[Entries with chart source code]

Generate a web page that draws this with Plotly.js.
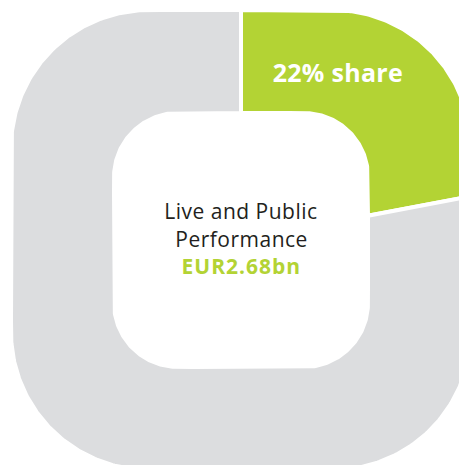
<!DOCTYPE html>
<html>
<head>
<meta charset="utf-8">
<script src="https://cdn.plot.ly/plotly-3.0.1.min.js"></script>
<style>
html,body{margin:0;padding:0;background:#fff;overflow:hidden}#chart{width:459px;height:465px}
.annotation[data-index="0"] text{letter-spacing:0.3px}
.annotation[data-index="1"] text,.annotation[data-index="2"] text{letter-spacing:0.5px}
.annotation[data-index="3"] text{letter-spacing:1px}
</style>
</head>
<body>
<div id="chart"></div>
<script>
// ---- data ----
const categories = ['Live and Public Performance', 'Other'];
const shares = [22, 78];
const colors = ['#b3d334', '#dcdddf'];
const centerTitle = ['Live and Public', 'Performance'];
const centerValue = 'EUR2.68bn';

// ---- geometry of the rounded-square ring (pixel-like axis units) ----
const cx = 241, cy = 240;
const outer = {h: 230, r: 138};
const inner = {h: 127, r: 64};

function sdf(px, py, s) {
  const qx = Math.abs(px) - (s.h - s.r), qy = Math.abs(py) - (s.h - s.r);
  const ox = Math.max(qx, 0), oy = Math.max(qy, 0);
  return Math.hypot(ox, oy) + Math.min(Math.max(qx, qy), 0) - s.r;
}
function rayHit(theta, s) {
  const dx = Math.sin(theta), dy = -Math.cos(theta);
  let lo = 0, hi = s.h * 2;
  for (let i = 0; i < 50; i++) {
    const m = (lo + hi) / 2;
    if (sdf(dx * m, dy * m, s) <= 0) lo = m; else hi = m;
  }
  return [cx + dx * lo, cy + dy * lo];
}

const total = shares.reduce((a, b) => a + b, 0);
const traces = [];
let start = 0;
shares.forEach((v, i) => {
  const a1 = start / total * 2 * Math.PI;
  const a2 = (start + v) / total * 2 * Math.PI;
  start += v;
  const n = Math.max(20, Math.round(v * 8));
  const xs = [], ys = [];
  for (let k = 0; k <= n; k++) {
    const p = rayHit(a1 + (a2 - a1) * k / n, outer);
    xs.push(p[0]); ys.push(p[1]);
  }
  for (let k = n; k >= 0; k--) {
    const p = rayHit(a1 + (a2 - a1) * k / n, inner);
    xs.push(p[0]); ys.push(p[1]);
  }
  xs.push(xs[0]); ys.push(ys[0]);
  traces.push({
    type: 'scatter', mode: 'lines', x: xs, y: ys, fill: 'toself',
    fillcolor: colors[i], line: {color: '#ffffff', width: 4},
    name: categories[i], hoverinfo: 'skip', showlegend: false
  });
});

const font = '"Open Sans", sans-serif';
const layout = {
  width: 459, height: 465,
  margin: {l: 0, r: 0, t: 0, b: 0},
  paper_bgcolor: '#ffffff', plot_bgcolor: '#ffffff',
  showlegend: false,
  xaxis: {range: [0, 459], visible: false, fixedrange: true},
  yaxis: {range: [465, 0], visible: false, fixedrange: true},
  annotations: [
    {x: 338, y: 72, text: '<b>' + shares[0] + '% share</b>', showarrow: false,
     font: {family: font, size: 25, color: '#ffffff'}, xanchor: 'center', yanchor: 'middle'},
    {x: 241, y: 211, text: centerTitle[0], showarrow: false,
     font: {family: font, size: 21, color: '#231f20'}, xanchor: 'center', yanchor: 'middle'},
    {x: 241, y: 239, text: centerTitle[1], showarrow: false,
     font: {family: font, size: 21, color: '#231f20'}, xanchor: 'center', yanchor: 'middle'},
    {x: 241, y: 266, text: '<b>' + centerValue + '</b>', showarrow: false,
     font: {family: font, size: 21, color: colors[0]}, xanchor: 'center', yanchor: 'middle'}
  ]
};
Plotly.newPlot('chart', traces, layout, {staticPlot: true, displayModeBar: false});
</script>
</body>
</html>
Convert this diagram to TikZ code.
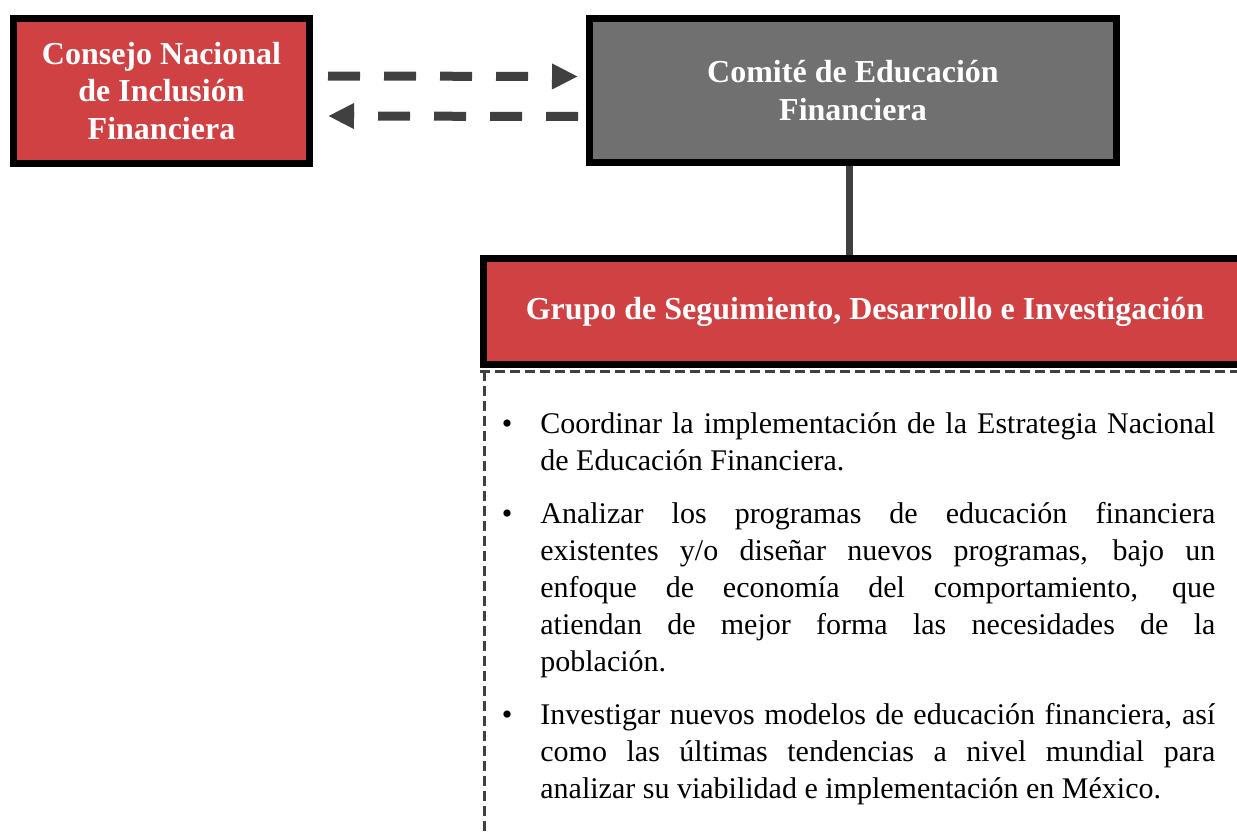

- [WHAT THE TASK ASKS]:
Starting at the first line of the entries, restate word for word everything through the line that holds "const centerValue = 'EUR2.68bn';", both ends included, but omit any pictures.

- [COMPLETED EXERCISE]:
Generate a web page that draws this with Plotly.js.
<!DOCTYPE html>
<html>
<head>
<meta charset="utf-8">
<script src="https://cdn.plot.ly/plotly-3.0.1.min.js"></script>
<style>
html,body{margin:0;padding:0;background:#fff;overflow:hidden}#chart{width:459px;height:465px}
.annotation[data-index="0"] text{letter-spacing:0.3px}
.annotation[data-index="1"] text,.annotation[data-index="2"] text{letter-spacing:0.5px}
.annotation[data-index="3"] text{letter-spacing:1px}
</style>
</head>
<body>
<div id="chart"></div>
<script>
// ---- data ----
const categories = ['Live and Public Performance', 'Other'];
const shares = [22, 78];
const colors = ['#b3d334', '#dcdddf'];
const centerTitle = ['Live and Public', 'Performance'];
const centerValue = 'EUR2.68bn';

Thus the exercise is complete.